[Objective]:
Leave out every picture. Copy exactly the lines from the one holding "Write a web" through the one holding "d3.scaleLinear().domain([-250, 50]).range([height, 0]);".
— Begin Dataset —
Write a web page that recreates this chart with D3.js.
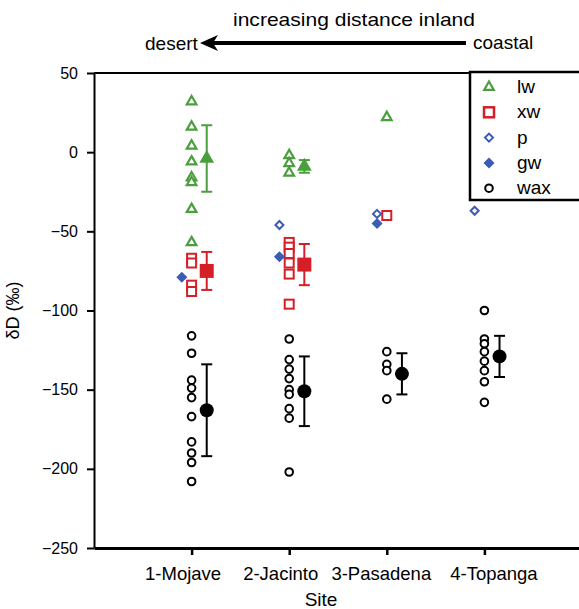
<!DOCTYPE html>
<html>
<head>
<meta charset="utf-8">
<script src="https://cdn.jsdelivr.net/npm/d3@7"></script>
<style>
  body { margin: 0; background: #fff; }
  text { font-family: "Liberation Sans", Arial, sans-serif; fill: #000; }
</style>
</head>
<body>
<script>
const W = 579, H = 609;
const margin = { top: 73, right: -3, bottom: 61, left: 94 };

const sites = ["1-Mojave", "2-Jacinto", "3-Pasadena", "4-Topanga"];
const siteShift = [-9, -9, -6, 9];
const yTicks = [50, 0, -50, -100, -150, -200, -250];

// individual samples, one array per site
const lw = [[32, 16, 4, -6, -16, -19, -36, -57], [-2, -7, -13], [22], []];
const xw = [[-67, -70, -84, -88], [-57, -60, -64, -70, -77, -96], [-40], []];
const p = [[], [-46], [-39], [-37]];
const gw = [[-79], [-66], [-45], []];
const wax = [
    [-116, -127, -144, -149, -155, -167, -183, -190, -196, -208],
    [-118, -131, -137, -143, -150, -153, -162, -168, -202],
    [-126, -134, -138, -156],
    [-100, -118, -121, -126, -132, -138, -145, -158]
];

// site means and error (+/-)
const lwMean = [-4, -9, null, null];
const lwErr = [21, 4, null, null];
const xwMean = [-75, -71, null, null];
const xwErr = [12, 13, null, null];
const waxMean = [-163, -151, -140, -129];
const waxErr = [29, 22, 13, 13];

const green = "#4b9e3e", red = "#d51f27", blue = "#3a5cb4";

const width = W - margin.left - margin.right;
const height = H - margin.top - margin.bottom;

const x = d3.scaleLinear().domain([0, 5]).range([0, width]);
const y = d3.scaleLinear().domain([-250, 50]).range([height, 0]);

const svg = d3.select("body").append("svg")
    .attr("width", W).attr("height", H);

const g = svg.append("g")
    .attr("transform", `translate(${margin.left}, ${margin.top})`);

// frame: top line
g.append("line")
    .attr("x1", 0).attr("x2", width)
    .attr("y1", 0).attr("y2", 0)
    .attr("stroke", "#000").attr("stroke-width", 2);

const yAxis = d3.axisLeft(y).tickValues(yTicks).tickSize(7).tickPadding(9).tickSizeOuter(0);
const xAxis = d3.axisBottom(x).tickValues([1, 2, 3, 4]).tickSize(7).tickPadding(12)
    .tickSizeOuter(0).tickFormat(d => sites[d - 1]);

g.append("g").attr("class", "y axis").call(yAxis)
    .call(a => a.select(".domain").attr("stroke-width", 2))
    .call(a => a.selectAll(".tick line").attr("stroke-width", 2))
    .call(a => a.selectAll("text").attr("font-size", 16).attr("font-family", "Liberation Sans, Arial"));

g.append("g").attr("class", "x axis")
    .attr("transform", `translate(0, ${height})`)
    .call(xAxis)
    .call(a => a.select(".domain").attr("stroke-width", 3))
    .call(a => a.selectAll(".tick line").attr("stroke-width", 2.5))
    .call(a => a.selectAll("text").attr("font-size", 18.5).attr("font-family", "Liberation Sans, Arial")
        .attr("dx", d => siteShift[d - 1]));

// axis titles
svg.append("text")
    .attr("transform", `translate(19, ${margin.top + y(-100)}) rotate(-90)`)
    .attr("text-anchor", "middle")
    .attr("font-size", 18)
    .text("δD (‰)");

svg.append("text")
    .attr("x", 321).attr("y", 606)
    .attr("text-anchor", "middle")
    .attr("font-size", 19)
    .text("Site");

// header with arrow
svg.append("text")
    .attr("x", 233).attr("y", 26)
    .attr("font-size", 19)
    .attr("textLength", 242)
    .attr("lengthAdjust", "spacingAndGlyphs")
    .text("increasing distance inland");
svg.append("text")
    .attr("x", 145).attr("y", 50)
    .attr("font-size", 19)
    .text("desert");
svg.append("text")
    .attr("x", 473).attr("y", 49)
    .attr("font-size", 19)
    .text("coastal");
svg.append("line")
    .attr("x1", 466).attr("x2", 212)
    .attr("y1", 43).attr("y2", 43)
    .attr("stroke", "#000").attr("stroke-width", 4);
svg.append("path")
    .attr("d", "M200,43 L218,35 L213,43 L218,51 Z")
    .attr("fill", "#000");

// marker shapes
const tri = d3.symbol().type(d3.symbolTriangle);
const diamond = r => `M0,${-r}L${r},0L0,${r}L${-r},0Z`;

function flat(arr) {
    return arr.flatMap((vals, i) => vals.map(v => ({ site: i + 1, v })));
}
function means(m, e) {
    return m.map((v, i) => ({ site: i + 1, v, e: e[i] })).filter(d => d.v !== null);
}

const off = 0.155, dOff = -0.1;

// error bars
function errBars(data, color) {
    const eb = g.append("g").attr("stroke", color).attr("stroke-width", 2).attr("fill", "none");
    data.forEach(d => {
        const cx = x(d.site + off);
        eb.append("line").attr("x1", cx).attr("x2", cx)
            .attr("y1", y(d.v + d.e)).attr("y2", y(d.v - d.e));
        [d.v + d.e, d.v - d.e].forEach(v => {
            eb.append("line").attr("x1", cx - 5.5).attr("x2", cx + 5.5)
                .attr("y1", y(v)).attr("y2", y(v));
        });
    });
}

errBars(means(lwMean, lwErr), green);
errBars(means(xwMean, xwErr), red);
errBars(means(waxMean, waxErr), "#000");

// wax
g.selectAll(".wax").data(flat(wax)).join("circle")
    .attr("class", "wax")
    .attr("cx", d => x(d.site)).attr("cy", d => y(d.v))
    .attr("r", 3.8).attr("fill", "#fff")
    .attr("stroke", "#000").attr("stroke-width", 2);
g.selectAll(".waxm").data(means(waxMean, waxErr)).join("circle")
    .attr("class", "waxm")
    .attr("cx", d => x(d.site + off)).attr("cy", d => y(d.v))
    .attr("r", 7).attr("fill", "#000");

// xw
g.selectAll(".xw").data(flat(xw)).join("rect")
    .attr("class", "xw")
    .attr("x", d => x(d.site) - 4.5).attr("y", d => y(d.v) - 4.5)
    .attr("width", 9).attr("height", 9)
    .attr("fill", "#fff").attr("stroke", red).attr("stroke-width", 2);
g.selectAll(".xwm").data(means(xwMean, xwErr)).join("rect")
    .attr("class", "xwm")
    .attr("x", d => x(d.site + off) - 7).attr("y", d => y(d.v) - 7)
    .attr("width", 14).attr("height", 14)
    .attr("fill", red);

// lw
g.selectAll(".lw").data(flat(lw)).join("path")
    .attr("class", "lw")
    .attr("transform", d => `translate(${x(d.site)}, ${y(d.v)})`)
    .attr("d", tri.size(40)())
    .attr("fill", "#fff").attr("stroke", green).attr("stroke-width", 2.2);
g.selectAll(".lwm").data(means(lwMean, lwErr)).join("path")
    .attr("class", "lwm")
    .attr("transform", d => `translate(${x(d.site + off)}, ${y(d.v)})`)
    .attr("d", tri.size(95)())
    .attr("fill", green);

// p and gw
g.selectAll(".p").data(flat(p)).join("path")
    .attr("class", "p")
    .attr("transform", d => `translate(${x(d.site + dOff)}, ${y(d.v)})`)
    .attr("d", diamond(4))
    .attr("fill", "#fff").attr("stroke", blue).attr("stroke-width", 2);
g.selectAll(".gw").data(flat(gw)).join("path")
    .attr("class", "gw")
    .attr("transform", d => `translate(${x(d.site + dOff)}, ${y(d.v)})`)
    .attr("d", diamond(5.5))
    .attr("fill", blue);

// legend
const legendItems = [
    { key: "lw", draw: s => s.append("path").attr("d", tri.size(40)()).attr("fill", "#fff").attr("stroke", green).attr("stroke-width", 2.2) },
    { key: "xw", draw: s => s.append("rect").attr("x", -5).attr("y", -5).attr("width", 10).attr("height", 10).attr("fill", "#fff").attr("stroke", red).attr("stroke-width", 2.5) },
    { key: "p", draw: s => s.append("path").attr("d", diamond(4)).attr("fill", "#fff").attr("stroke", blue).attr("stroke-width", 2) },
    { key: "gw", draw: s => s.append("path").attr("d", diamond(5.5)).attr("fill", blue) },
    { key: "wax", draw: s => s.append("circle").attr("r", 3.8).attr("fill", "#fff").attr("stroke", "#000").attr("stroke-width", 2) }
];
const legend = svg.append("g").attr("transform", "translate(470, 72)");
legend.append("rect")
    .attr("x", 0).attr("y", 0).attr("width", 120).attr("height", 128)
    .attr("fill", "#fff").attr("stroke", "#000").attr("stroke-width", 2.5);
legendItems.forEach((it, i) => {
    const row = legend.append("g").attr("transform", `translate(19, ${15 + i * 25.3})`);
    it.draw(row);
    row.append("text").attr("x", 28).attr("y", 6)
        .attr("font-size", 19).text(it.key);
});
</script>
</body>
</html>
— End Dataset —
— Begin Dataset —
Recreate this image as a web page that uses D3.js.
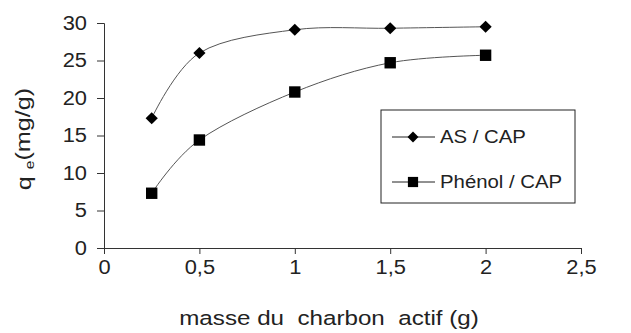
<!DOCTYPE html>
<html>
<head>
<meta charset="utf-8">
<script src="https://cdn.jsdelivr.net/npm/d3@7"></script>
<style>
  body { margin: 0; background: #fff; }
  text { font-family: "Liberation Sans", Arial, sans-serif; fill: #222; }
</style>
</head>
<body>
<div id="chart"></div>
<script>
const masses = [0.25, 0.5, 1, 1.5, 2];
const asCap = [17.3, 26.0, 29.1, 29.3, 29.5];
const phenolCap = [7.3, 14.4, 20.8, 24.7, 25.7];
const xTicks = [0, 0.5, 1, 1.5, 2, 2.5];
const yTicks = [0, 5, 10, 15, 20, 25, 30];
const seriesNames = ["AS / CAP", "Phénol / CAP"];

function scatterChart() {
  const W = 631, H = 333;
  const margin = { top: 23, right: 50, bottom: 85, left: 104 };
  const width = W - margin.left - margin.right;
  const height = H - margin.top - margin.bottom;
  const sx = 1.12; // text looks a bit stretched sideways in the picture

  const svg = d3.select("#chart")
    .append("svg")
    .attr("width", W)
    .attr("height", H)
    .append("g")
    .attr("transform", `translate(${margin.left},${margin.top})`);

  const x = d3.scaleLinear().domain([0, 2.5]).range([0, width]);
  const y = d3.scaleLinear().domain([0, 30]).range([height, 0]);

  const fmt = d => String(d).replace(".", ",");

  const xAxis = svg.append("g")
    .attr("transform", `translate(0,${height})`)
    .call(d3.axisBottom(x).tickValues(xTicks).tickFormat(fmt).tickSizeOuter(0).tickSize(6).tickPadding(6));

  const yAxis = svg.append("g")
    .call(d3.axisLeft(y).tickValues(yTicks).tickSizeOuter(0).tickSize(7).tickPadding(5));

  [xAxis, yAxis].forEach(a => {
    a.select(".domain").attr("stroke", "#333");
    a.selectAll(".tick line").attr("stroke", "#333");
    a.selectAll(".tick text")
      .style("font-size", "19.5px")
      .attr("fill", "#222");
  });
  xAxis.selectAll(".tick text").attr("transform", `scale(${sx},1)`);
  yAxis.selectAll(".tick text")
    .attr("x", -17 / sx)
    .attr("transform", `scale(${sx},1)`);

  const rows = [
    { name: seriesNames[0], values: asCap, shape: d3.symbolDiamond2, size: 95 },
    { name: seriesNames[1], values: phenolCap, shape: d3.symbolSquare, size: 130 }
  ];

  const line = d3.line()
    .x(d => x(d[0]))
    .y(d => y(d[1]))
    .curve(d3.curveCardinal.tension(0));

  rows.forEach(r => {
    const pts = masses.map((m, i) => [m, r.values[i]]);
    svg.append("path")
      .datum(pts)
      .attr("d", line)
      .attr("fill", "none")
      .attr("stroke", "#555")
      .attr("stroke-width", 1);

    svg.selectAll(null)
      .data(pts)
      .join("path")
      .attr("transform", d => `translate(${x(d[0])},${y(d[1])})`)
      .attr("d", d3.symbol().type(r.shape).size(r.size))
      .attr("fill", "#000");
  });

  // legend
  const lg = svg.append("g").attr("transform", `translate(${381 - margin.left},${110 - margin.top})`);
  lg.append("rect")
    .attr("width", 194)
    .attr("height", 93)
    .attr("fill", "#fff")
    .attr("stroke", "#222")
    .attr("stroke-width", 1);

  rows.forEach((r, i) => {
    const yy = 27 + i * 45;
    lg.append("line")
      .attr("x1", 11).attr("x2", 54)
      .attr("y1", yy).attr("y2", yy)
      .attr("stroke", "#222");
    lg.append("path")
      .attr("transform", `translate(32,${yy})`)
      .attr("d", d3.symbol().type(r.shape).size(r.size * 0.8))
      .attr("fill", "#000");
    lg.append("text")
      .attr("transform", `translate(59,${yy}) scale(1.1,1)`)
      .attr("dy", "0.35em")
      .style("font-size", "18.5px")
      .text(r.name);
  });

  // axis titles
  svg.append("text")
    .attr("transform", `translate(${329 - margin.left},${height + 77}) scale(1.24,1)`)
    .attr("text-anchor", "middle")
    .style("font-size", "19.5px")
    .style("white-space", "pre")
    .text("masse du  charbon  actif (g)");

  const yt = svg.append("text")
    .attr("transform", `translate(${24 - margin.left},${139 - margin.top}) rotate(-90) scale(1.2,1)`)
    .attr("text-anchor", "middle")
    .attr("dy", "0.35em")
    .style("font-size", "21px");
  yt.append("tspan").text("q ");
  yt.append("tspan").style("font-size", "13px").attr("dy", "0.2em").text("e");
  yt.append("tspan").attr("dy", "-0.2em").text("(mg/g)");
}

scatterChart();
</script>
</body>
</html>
— End Dataset —
[Solution to this task]:
Write a web page that recreates this chart with D3.js.
<!DOCTYPE html>
<html>
<head>
<meta charset="utf-8">
<script src="https://cdn.jsdelivr.net/npm/d3@7"></script>
<style>
  body { margin: 0; background: #fff; }
  text { font-family: "Liberation Sans", Arial, sans-serif; fill: #000; }
</style>
</head>
<body>
<script>
const W = 579, H = 609;
const margin = { top: 73, right: -3, bottom: 61, left: 94 };

const sites = ["1-Mojave", "2-Jacinto", "3-Pasadena", "4-Topanga"];
const siteShift = [-9, -9, -6, 9];
const yTicks = [50, 0, -50, -100, -150, -200, -250];

// individual samples, one array per site
const lw = [[32, 16, 4, -6, -16, -19, -36, -57], [-2, -7, -13], [22], []];
const xw = [[-67, -70, -84, -88], [-57, -60, -64, -70, -77, -96], [-40], []];
const p = [[], [-46], [-39], [-37]];
const gw = [[-79], [-66], [-45], []];
const wax = [
    [-116, -127, -144, -149, -155, -167, -183, -190, -196, -208],
    [-118, -131, -137, -143, -150, -153, -162, -168, -202],
    [-126, -134, -138, -156],
    [-100, -118, -121, -126, -132, -138, -145, -158]
];

// site means and error (+/-)
const lwMean = [-4, -9, null, null];
const lwErr = [21, 4, null, null];
const xwMean = [-75, -71, null, null];
const xwErr = [12, 13, null, null];
const waxMean = [-163, -151, -140, -129];
const waxErr = [29, 22, 13, 13];

const green = "#4b9e3e", red = "#d51f27", blue = "#3a5cb4";

const width = W - margin.left - margin.right;
const height = H - margin.top - margin.bottom;

const x = d3.scaleLinear().domain([0, 5]).range([0, width]);
const y = d3.scaleLinear().domain([-250, 50]).range([height, 0]);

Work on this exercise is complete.